Colleague: I don’t know… they’d probably tell me that wearing this printed shirt isn’t business casual.
Me: It’s not. It’s Business Couture™.
Yesterday, at the Center for Inclusivity, we had an engaging discussion about Vocation & Identity. We discussed how the word ‘vocation’ were different from ‘job’. We shared how we decided which work was worth our time and effort and how our identities intersected with your work.
These days, I call myself an interdisciplinary bridge-builder. I’m deeply interested in the work of writing, the creative and performing arts, higher education, emerging adulthood, and faith & spirituality. I’m interested in finding connections toward holistic visions of success and social justice.
Yet, my understanding of vocation / work does not just include what I do. It also includes my professional aesthetic. My choices in ‘professional’ dress reflect more about where I’ve been and who I am than what I’m doing.
On Following Her Footsteps, Amina Doherty explains:
“We exist in a world where Black women’s bodies are contested spaces, where our fashion and style choices are heavily policed, where we are told what to wear, how to wear it, for whom to wear it, how much we should cover (or uncover), how much we should spend – how to ‘be’ everything but ourselves. We exist in a world that privileges thin, white, heterosexual bodies”
Michael Riley, Stylist and Higher Education Professional says, “As persons of color, we are often read as inherently unprofessional“.
Thus, the way I practice, reframe, and re-mix “professional dress” or “business casual” into Business Couture allows me to push the confines. Stated simply, Business Couture is anything that allows me to come to ‘werk / work’ and slay. It is a theory that I’m living into each day. Here’s what that looks like for me, these days:
You’ll notice my favorite crop top from the last style post! As a card-carrying member of #TeamCurves, I’ve often been discouraged from crop tops. However, in my visions of Business Couture, this piece is a staple for me to get the lines that I want.
I have significantly less hair than my previous post! This has really amped up the role that accessories play in communicating my professional identity (and saved me a lot of prep time in the morning). In the first picture (far left), I’m wearing my “A Lil Bougie” pin from Tees in the Trap. (Yes, I absolutely do wear that to work). It’s a lighthearted and subtle code-switch, and my students always launch into discussion when they see it. However, it is also a reminder to think about class privilege, explain the references and / or jargon that I engage when I’m doing my work, and to check in with those who keep me accountable to the work.
The wooden earrings (center pic) were obtained at the Odunde Festival in Philadelphia, which “celebrates the coming of another year for African Americans and Africanized people around the world”. They can be a bold choice for the office but… #unbothered.
Glitter, sequins, and bedazzled shenanigans are absolutely a part of my professional aesthetic.
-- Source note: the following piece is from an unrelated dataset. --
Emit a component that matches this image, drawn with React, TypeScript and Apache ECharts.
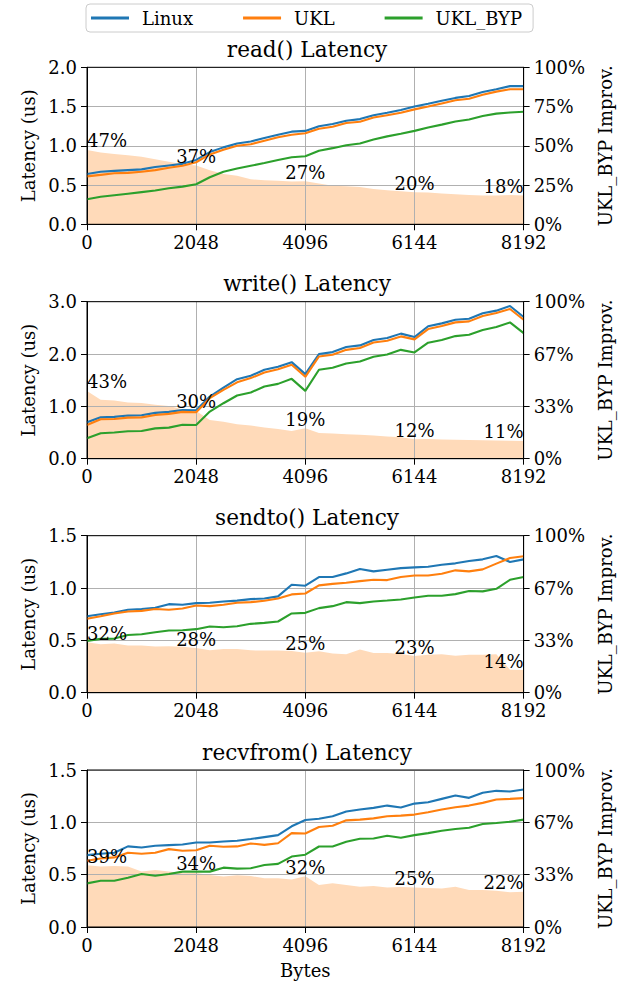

In an older piece, titled “For Colored Gurls Who Consider Blogging & Glitter When Chronic Illness Gets Too Real…”, I explained that allowing my body to be bejeweled allows me to experience pleasure & “luxury” in my body, given the chronic amounts of sickness that are also in my body.
Business Couture means making space for things that aren’t quite casual, aren’t quite formal, aren’t quite… anything… and making it all work. This is something that I’ve had to do with my own lived experience: curate comprehensive works, aesthetics, initiatives, plans, from a variety of places, contexts, and needs. Pictured above is my Lauren Conrad bedazzled shirt and skirt (total cost around $25, as I got the pieces on clearance), and my Clarks knee boots (good for living with chronic plantar fasciitis in both feet while looking fly).
Palazzo pants and V-neck shirts are a part of my aesthetic. Again, as a curvy woman, I’ve been told to stay away from things that “attract attention” (**eye roll). This was discouraged both in secular systems and in “sacred” spaces. Yet, my ethic and aesthetic of Business Couture acknowledges two things:
1) It is the responsibility of others to practice self control and to refrain from sexualizing the frame that I inhabit.
2) This particular body that I inhabit is temporary (I know it sounds a bit mystical, but I’m going somewhere). Things can change at any moment: if I fall ill, my skin color can dull. If I cut my hair, it has the capacity to grow back at this point. There are a variety of factors that determine the amount of space my body takes up at any given point in time. My body is temporary. Understanding this has allowed me to a lot spend less time agonizing over what others believe I should be covering and hiding, given my current weight / shape / frame, etc.
Let me be clear, the way that I experience gender discrimination, given my aesthetic, is not the same as someone who is trans*. I would be remiss to exclude the understanding that my cis-gender privilege is real, and that this must be worked through in a variety of ways (that could be an entirely new post).
My hope, then, is that this conversations on who gets to be read as ‘professional’ is built upon, remixed, and re-interpreted for a variety of contexts and lived experiences. The concept of Business Couture is something that I’m still working through, wrestling with, and exploring. It is a concept that, I believe, must be lived into and is likely flexible enough to take however it is lived into.